Folha - Há algum tipo de programa social para essas pessoas que não podem usufruir das áreas recuperadas?
Clos -
Claro. A Prefeitura de Barcelona investe em habitações públicas -20% das moradias feitas anualmente na cidade são públicas. Você não pode ter ilusões de que o mercado vá oferecer habitação para os mais pobres. Isso não acontece. Oferecer habitação para os mais pobre é uma função do poder público, assim como a educação e a saúde. São essas coisas que formam o Estado do bem-estar social.

Folha - De onde saem os recursos para investir em habitação?
Clos -
Das taxas que a prefeitura recebe nas áreas recuperadas.

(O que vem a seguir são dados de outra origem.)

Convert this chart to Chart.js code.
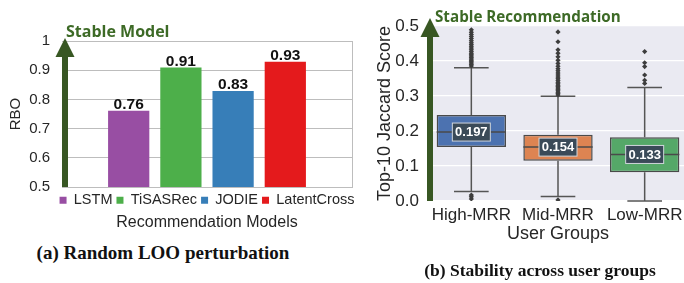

Quando se recupera uma área, aumenta automaticamente os tributos recolhidos ali, porque os preços sobem.

Folha - O sr. defende o modelo de cidade compacta, como é o caso de Barcelona e da maioria das cidades européias. Acha que é possível aplicar esse modelo em São Paulo, que se parece mais com as cidades americanas?
Clos -
As cidades americanas são assim porque havia muita terra e ela era barata. Por isso elas são esparramadas. Na Europa, como somos pobres, não temos como sustentar cidades tão grandes [ri da própria piada]. Nós temos séculos de história de cidades amuralhadas. Nesses locais, há um desejo de viver juntos e há também uma clara separação entre a cidade e o campo.
As cidades extensas precisam muito de carros, o que contamina o ar, e os serviços urbanos são muito caros. Por isso há muitas zonas onde não há serviços urbanos. Se você quer ter muitos serviços urbanos de muita qualidade, com metrô, calefação, escola, polícia e padaria a cinco minutos de sua casa, tem de estar numa cidade densa.

Folha - Mas isso é possível numa cidade esparramada de 10 milhões de habitantes?
Clos -
Eu vi aqui áreas que são muito densas. Compactação não quer dizer só cidade densa; quer dizer mais coisas. Creio que São Paulo e as cidades vão evoluir para a urbanização compacta. Se as cidades não forem compactas, não serão sustentáveis. A tendência são as cidades auto-contidas. As megalópoles terão núcleos contidos e muito bem conectados entre si, com espaços naturais vazios no meio. Só assim se evita a urbanização indiscriminada.